Yes, but it must have an ethitical basis so as to have  a meaning to use. If anything can be declared a right, then the concept of a "right" has no basis nor meaning. I can declare the right to kill somebody, if it means 1,000 people will have their "right" of housing and health-care fullfilled. Maybe, if I kill this person the government gets to tax the inheritance 100% and provide these people with housing and healthcare. Would I not be right to kill him? Does the rights of these 1000 people supercede his right to life? See how ridiculous it is to label anything to be a right? 

All rights are a human construct, the right of property included. We determine these rights through a collective discourse on what makes a just society, which is then enacted through democratic legislation. These rights can be based in a rank-order as well. I tend to reflect the Hierarchy of Needs, myself, which places the most basic needs as the most fundamental.

In a consequentialist slave-based mob rule society, this might be true. Not in a liberal society. Rights are reflections of human nature. The recognition of rights (not construction) are to prevent majority mob rule from performing unethical functions. If one has a right to life, then the democratic process (collective) cannot vote one to be killed. If Germany was a liberal society, which recognized natural rights, then the holocaust would have been more difficult to enact. If the Soviet Union recognized natural rights, then the millions of people sent to gulags would have been free. Both of these societies were the manifestation of your concept of "collective discourse" determining what is right. 

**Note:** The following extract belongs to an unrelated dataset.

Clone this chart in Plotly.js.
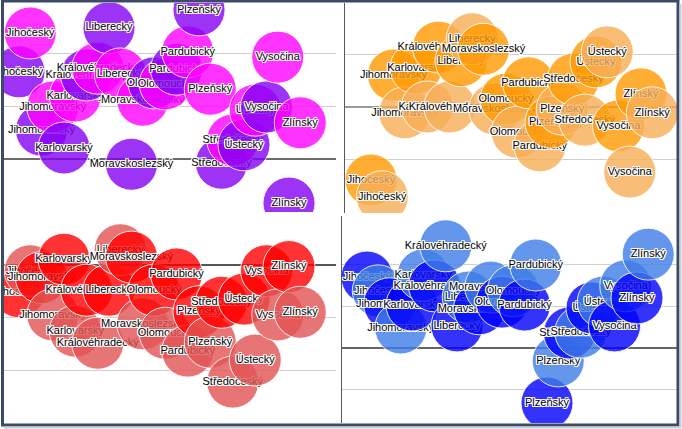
<!DOCTYPE html>
<html>
<head>
<meta charset="utf-8">
<script src="https://cdn.plot.ly/plotly-3.0.1.min.js"></script>
<style>
html,body{margin:0;padding:0;background:#fff;}
#chart{width:682px;height:429px;}
</style>
</head>
<body>
<div id="chart"></div>
<script>
// ---- data ----
const regions = ['Jihočeský','Jihomoravský','Karlovarský','Královéhradecký','Liberecký','Moravskoslezský','Olomoucký','Pardubický','Plzeňský','Středočeský','Ústecký','Vysočina','Zlínský'];
const xDark  = [1,2,3,4,5,6,7,8,9,10,11,12,13];
const xLight = [1.5,2.5,3.5,4.5,5.5,6.5,7.5,8.5,9.5,10.5,11.5,12.5,13.5];

// top-left (purple / magenta)
const tlDark  = [1.66, 0.55, 0.21, 1.60, 2.50, -0.10, 1.45, 1.71, 2.84, -0.08, 0.27, 0.99, -0.84];
const tlLight = [2.40, 0.99, 1.20, 1.73, 1.62, 1.12, 1.43, 2.04, 1.33, 0.36, 0.93, 1.94, 0.69];
// top-right (orange)
const trDark  = [-1.39, 0.61, 0.74, 1.14, 0.88, 1.10, 0.15, 0.46, -0.29, 0.53, 0.86, -0.36, 0.25];
const trLight = [-1.71, -0.11, 0.00, 0.00, 1.30, -0.04, -0.48, -0.74, -0.04, -0.25, 1.05, -1.24, -0.11];
// bottom-left (red)
const blDark  = [-0.51, -0.24, 0.11, -0.48, -0.48, 0.15, -0.48, -0.17, -0.89, -0.71, -0.65, -0.11, -0.03];
const blLight = [-0.11, -0.95, -1.26, -1.49, 0.29, -1.12, -1.30, -1.64, -1.47, -2.23, -1.81, -0.95, -0.90];
// bottom-right (blue)
const brDark  = [1.70, 1.06, 1.03, 1.49, 0.53, 0.94, 1.10, 1.03, -1.32, 0.36, 0.96, 0.53, 1.20];
const brLight = [1.37, 0.48, 1.75, 2.45, 1.22, 1.46, 1.37, 1.99, -0.31, 0.38, 1.10, 1.49, 2.25];

// ---- layout helpers ----
const W = 682, H = 429;
const xdom = (l, r) => [l / W, r / W];
const ydom = (t, b) => [1 - b / H, 1 - t / H];

const panels = [
  {dark: tlDark, light: tlLight, cDark: 'rgba(132,0,242,0.8)', cLight: 'rgba(255,0,255,0.8)',
   xd: [4, 336], yd: [3, 212], xr: [0.3333, 15.089], yr: [-1.0095, 2.971], ticks: [-1, 1, 2], zc: '#6a6a6a', axisLine: false},
  {dark: trDark, light: trLight, cDark: 'rgba(255,153,0,0.8)', cLight: 'rgba(246,174,86,0.8)',
   xd: [345, 677], yd: [3, 213], xr: [-0.1556, 14.6], yr: [-2.019, 1.981], ticks: [-2, -1, 1], zc: '#9a9a9a', axisLine: true},
  {dark: blDark, light: blLight, cDark: 'rgba(255,0,0,0.8)', cLight: 'rgba(226,82,82,0.8)',
   xd: [4, 336], yd: [216, 422], xr: [0.3333, 15.089], yr: [-2.99, 0.933], ticks: [-2, -1], zc: '#555555', axisLine: false},
  {dark: brDark, light: brLight, cDark: 'rgba(0,0,250,0.8)', cLight: 'rgba(61,124,230,0.8)',
   xd: [342, 677], yd: [216, 423], xr: [-0.111, 14.778], yr: [-1.799, 3.165], ticks: [-1, 1, 2], zc: '#666666', axisLine: true}
];

const halo = '1px 0 0 #fff, -1px 0 0 #fff, 0 1px 0 #fff, 0 -1px 0 #fff, 1px 1px 0 #fff, -1px -1px 0 #fff, 1px -1px 0 #fff, -1px 1px 0 #fff';

const traces = [];
const layout = {
  width: W, height: H,
  margin: {l: 0, r: 0, t: 0, b: 0, pad: 0},
  paper_bgcolor: '#ffffff',
  plot_bgcolor: 'rgba(0,0,0,0)',
  showlegend: false,
  hovermode: false,
  shapes: []
};

panels.forEach((p, k) => {
  const sfx = k === 0 ? '' : String(k + 1);
  layout['xaxis' + sfx] = {
    domain: xdom(p.xd[0], p.xd[1]), range: p.xr, anchor: 'y' + sfx,
    showgrid: false, zeroline: false, showticklabels: false, ticks: '', showline: false, fixedrange: true
  };
  layout['yaxis' + sfx] = {
    domain: ydom(p.yd[0], p.yd[1]), range: p.yr, anchor: 'x' + sfx,
    tickmode: 'array', tickvals: p.ticks, showgrid: true, gridcolor: '#cfcfcf', gridwidth: 1,
    zeroline: true, zerolinecolor: p.zc, zerolinewidth: 1.5,
    showticklabels: false, ticks: '',
    showline: p.axisLine, linecolor: '#5a5a5a', linewidth: 1.5, fixedrange: true
  };
  regions.forEach((name, i) => {
    [[xDark, p.dark, p.cDark], [xLight, p.light, p.cLight]].forEach(([xs, ys, col]) => {
      traces.push({
        type: 'scatter', mode: 'markers+text',
        x: [xs[i]], y: [ys[i]], text: [name],
        xaxis: 'x' + sfx, yaxis: 'y' + sfx,
        cliponaxis: true,
        textposition: 'middle center',
        textfont: {family: 'Arial, "Liberation Sans", sans-serif', size: 11, color: '#000', shadow: halo},
        marker: {size: 52, color: col, line: {color: 'rgba(255,255,255,0.85)', width: 1}},
        hoverinfo: 'skip'
      });
    });
  });
});

// outer frame with shadow
layout.shapes.push(
  {type: 'rect', xref: 'paper', yref: 'paper', layer: 'above',
   x0: 2.5 / W, x1: 678 / W, y0: 1 - 425 / H, y1: 1 - 1 / H,
   line: {color: '#3b4a66', width: 3}, fillcolor: 'rgba(0,0,0,0)'},
  {type: 'line', xref: 'paper', yref: 'paper', layer: 'above',
   x0: 680.5 / W, x1: 680.5 / W, y0: 1 - 428 / H, y1: 1 - 4 / H,
   line: {color: '#c9ced8', width: 2}},
  {type: 'line', xref: 'paper', yref: 'paper', layer: 'above',
   x0: 4 / W, x1: 681 / W, y0: 1 - 427.5 / H, y1: 1 - 427.5 / H,
   line: {color: '#c9ced8', width: 2}}
);

Plotly.newPlot('chart', traces, layout, {staticPlot: true, displayModeBar: false});
</script>
</body>
</html>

How are rights natural? One must only observe how people interact with one another without force or coercion, and one must assume that all human beings work to maximize their own happiness, in a natural setting. Property is a natural phenomenon, not only in human beings, but in animals. Property is the natural predispotion of humanity. If one takes property, one must do it by force or coercion. This means that one is dominated by another individual or group of individuals, and is consequently not free. If they are not free, their society is illiberal. 

One cannot have a liberal society without natural rights being the basis for the law. It is by definition illiberal, and this conversation is a perfect example of it.

However, even if we take a consequentualist perspective, the conclusion is the same. People are more happy when they are free. And the only way to freedom is the recognition of natural rights. The recognition of any "rights" superior to natural rights, ends with societies that are worse off. 

Consequently, notice that the countries with the most freedoms tend to be the happiest. 

 

 

 

Yes correlation =/= causation. But considering all other factors in addition to correlation, it seems reasonable to make the assumption that freedom leads to prosperity.